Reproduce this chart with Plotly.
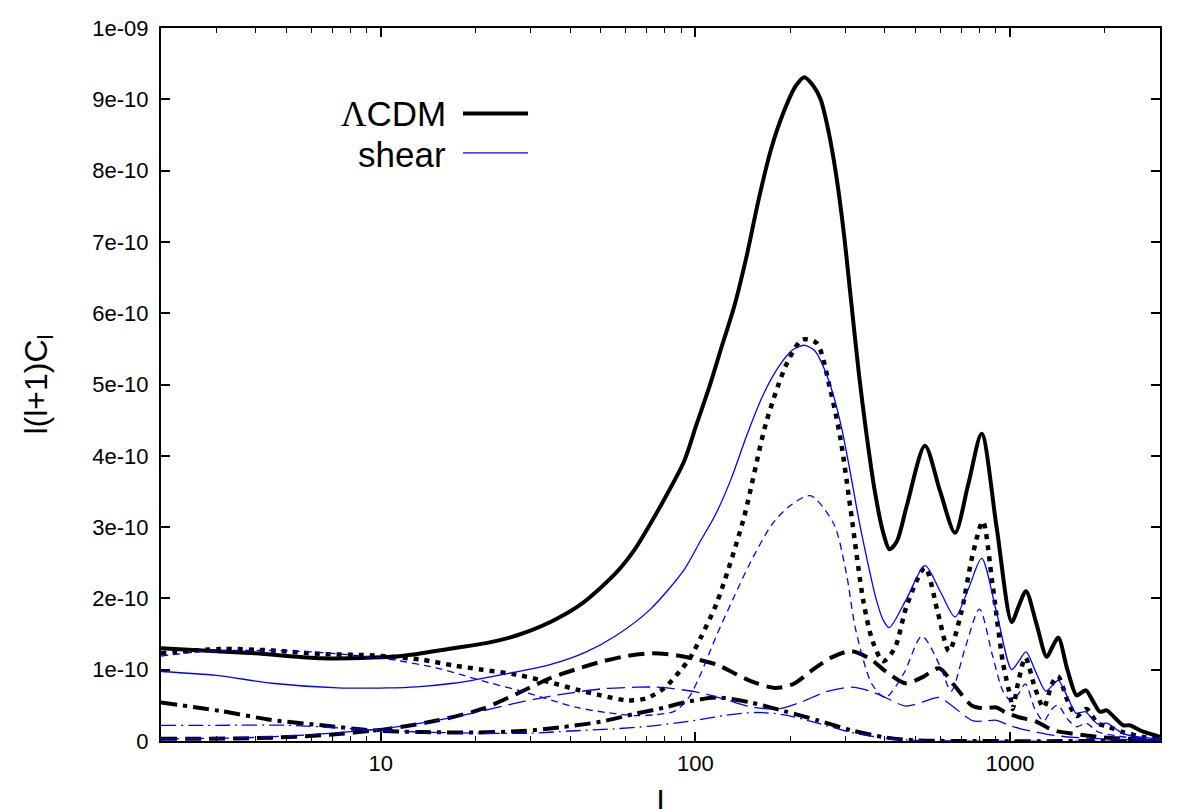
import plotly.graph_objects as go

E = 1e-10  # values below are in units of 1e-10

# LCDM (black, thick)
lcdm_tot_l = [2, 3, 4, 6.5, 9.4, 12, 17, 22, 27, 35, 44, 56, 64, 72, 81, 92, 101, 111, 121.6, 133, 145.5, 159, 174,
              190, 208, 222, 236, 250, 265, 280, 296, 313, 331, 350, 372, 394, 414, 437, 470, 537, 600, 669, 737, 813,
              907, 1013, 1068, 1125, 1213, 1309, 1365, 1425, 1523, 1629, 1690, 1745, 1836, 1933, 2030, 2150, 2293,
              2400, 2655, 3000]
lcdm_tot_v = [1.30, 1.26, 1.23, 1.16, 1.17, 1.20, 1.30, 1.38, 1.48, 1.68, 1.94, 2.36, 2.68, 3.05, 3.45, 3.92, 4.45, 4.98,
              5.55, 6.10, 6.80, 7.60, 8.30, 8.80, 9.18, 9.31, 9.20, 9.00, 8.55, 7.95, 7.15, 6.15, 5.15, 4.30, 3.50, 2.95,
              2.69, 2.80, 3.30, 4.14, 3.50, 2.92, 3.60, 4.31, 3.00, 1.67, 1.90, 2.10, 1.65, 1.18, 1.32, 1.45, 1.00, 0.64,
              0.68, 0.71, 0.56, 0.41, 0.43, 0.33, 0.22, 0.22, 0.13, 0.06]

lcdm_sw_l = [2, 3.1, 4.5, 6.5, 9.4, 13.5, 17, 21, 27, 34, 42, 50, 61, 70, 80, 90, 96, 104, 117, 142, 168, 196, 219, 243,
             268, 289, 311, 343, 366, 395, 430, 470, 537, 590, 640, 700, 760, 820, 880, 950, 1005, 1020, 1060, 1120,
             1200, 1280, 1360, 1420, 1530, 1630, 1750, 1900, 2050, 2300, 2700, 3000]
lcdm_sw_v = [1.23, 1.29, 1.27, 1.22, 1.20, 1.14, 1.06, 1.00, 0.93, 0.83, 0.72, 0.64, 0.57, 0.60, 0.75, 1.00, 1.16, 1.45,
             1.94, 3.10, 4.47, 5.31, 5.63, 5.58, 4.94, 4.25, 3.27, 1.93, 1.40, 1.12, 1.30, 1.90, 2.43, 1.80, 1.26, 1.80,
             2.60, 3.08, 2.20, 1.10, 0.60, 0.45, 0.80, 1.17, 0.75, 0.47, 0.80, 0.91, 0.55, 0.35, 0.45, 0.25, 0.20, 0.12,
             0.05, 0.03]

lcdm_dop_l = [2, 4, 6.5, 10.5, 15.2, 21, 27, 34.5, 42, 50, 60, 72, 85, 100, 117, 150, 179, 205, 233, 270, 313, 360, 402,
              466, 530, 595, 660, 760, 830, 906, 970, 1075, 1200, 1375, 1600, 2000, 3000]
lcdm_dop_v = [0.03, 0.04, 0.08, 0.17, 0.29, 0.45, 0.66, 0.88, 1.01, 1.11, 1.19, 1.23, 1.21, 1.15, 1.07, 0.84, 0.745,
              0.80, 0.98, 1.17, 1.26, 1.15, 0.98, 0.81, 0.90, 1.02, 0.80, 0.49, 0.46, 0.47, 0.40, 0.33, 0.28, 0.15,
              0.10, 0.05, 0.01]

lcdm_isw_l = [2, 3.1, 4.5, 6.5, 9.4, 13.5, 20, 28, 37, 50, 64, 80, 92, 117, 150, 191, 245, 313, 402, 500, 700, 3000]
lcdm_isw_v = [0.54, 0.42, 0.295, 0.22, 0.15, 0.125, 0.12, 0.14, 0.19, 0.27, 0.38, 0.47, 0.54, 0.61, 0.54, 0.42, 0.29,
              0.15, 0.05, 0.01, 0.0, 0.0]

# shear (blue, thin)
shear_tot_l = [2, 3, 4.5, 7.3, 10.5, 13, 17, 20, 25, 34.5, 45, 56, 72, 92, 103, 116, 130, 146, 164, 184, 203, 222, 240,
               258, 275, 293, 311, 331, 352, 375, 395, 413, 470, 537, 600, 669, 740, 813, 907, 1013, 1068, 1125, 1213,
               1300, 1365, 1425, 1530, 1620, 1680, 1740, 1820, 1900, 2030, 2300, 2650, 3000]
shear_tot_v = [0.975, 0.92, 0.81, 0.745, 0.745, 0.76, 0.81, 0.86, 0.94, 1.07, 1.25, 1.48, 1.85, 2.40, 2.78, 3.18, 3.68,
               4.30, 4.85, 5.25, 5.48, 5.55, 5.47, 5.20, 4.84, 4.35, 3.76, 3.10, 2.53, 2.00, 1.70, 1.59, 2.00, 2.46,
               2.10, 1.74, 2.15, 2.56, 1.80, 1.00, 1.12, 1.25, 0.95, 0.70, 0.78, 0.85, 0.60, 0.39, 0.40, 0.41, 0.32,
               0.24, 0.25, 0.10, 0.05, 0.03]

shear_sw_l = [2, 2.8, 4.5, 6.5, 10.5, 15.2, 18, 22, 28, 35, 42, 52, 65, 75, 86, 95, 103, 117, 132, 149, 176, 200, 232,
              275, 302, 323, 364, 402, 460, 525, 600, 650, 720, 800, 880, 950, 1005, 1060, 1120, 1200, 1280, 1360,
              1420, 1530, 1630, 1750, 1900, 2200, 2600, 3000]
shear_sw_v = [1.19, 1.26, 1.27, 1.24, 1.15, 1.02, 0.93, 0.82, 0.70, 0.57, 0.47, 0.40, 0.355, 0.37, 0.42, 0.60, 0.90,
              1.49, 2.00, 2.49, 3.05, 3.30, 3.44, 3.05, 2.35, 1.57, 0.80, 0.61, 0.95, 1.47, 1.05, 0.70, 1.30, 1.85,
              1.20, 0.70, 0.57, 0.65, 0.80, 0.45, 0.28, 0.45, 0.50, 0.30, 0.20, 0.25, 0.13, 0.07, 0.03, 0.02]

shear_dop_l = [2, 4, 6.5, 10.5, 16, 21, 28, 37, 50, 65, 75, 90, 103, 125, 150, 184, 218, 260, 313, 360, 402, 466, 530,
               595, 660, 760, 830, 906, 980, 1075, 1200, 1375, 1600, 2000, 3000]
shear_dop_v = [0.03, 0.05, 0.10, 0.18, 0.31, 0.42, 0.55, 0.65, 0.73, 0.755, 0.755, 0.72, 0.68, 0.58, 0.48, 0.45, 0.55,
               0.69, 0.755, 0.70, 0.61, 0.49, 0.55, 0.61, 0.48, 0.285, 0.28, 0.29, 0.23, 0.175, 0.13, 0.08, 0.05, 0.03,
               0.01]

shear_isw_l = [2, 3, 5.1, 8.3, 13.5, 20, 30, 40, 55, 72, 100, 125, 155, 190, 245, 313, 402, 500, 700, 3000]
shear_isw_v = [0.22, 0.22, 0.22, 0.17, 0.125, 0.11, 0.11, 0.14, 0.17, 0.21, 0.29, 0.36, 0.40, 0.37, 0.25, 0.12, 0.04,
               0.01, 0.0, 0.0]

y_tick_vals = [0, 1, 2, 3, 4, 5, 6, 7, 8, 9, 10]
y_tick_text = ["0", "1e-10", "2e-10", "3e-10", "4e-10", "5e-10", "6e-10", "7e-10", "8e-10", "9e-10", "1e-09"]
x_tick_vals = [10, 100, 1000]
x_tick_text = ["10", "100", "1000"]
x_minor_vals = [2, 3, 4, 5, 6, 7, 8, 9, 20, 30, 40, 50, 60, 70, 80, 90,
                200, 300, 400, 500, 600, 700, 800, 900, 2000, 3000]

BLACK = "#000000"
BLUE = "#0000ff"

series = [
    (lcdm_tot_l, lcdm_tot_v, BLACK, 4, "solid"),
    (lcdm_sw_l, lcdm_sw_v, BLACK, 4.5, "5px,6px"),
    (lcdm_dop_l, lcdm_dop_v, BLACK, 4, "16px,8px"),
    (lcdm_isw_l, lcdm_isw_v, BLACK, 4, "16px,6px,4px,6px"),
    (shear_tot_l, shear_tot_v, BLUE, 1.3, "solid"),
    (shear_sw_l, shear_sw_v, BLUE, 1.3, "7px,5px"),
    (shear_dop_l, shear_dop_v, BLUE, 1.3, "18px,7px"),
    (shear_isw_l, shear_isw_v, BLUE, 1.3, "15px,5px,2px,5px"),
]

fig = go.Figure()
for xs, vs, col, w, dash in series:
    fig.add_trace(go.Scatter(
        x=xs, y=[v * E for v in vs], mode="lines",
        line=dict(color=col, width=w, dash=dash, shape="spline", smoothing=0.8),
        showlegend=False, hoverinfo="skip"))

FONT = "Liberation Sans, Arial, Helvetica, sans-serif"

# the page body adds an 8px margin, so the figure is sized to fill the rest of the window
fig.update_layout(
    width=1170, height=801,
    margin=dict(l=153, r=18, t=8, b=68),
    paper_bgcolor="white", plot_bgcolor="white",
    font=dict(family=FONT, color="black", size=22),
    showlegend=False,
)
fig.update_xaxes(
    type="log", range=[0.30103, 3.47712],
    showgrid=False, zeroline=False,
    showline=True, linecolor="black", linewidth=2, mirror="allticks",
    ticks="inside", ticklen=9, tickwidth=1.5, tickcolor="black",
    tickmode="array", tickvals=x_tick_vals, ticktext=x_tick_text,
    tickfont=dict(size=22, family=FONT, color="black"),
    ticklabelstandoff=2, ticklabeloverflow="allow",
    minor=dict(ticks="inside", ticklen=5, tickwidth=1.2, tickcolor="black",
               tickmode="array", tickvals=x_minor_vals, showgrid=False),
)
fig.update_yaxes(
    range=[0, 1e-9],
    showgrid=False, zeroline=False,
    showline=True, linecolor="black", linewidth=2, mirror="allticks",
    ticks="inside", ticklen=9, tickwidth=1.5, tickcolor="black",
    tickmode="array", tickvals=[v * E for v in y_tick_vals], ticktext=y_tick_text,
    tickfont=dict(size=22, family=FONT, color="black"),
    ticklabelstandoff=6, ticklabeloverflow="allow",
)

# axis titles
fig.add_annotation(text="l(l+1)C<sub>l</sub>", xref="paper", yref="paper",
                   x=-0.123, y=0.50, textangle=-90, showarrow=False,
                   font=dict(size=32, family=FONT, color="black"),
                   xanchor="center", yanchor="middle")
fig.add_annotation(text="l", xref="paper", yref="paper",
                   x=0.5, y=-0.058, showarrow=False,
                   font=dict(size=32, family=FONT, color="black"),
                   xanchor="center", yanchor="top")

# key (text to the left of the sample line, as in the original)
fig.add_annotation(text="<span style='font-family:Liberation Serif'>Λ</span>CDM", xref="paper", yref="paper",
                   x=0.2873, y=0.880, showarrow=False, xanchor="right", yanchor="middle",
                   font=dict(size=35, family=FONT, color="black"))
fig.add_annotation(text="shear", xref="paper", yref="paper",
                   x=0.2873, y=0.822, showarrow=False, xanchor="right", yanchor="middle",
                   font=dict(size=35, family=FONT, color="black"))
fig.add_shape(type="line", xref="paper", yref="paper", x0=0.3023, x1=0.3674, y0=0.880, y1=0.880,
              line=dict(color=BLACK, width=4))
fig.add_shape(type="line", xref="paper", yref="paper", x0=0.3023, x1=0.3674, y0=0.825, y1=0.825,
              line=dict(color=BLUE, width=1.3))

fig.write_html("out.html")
********************
Skip the pictures and restate exactly the lines from the beginning of the listing to the line with "0.68, 0.71, 0.56, 0.41, 0.43, 0.33, 0.22, 0.22, 0.13, 0.06]", that line included.

**PROBLEM SOLUTION:**
Reproduce this chart with Plotly.
import plotly.graph_objects as go

E = 1e-10  # values below are in units of 1e-10

# LCDM (black, thick)
lcdm_tot_l = [2, 3, 4, 6.5, 9.4, 12, 17, 22, 27, 35, 44, 56, 64, 72, 81, 92, 101, 111, 121.6, 133, 145.5, 159, 174,
              190, 208, 222, 236, 250, 265, 280, 296, 313, 331, 350, 372, 394, 414, 437, 470, 537, 600, 669, 737, 813,
              907, 1013, 1068, 1125, 1213, 1309, 1365, 1425, 1523, 1629, 1690, 1745, 1836, 1933, 2030, 2150, 2293,
              2400, 2655, 3000]
lcdm_tot_v = [1.30, 1.26, 1.23, 1.16, 1.17, 1.20, 1.30, 1.38, 1.48, 1.68, 1.94, 2.36, 2.68, 3.05, 3.45, 3.92, 4.45, 4.98,
              5.55, 6.10, 6.80, 7.60, 8.30, 8.80, 9.18, 9.31, 9.20, 9.00, 8.55, 7.95, 7.15, 6.15, 5.15, 4.30, 3.50, 2.95,
              2.69, 2.80, 3.30, 4.14, 3.50, 2.92, 3.60, 4.31, 3.00, 1.67, 1.90, 2.10, 1.65, 1.18, 1.32, 1.45, 1.00, 0.64,
              0.68, 0.71, 0.56, 0.41, 0.43, 0.33, 0.22, 0.22, 0.13, 0.06]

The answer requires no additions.